Show de bola o post! Estava lembrando também hoje do congrio rosa, que é bem barato aqui em floripa e é simplesmente uma delícia, também se derrubando em lascas, quase um salmão, mas de carne branca e tenra, sem aquele sebo dos peixes de sangue vermelho... e dá-lhe acompanhamentos: vôngoles (aqui se chamam berbigões)e a deliciosa cachacinha da terra que (já me disse um mineiro) é tão boa quanto a de minas!

16 de junho de 2009 às 14:53
Redneck disse...

Klaus, valeu! E você já me conta mais uma novidade: o nome dos vôngoles. Berbigões é novo para mim. E quanto à cachaça, essa eu conheço e aprovo, de verdade. Já experimentei algumas especialidades da sua terra e digo que estão lado a lado com as mineiras. Abraço!

19 de junho de 2009 às 11:27
Anônimo disse...

Fãs de frutos do mar se acabam aqui... ostras: 4 reais a dúzia, graúdas, e o cara vai pegar na fazendola pra você, viva e fresca. O vôngole e o marisco, por R$ 2,50 o quilo. Camarão? 10 pratas, se der sorte eles vêm vivos ainda, nos latões do mercado municipal. Como está na época da tainha, dá-lhe tainha: 3 pratas o quilo (quando dá excesso, o que não é raro, você leva pra casa 3 tainhas graúdas por 10 pratas ou menos). Fora as lulas e polvos, que dá pra comprar frescos e aproveitar as bolsinhas de tinta nos caldos! Sucesso!

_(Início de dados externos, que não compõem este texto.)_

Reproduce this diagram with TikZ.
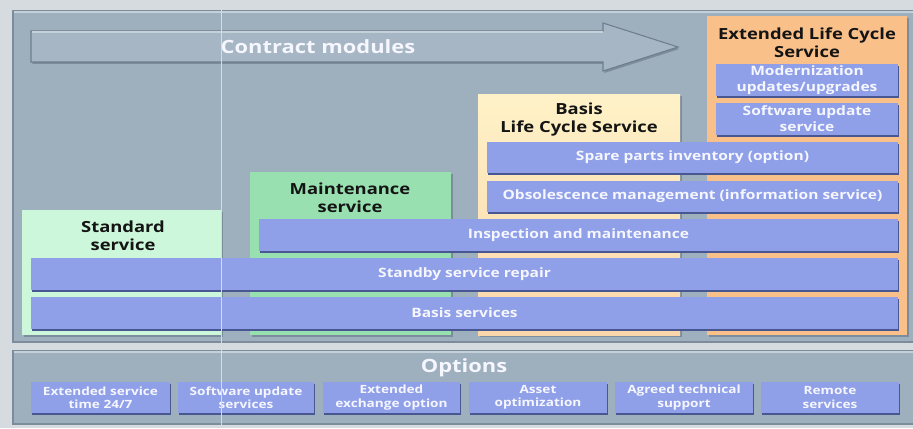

20 de junho de 2009 às 10:23
Redneck disse...

Klauss, olha que diferença! Estamos, em São Paulo, cerca de 80 Km distantes do mar. A produção de peixes e frutos do mar do litoral paulista, porém, não se equipara ao Sul e Nordeste do País. Enquanto você me fala de ingredientes frescos, praticamente colhidos das hortas marítimas, te dou exemplo apenas para constar: uma bandeja de camarão rosa, congelado, custa aqui mais de R$ 18!!! E quando você a prepara, fica sempre com a sensação de que o camarão perdeu 60% do sabor entre o mar e a sua mesa. Quanto aos demais peixes e frutos do mar sobre os quais você comenta, para encontrá-los de forma decente, tem que percorrer São Paulo como um garimpeiro vai atrás do ouro: com olhos de falção e agressividade de uma pantera. É, meu caro, as vicissitudes de vivermos em terras tão extensas. E ai que inveja das bolsinhas de polvos! Abraço!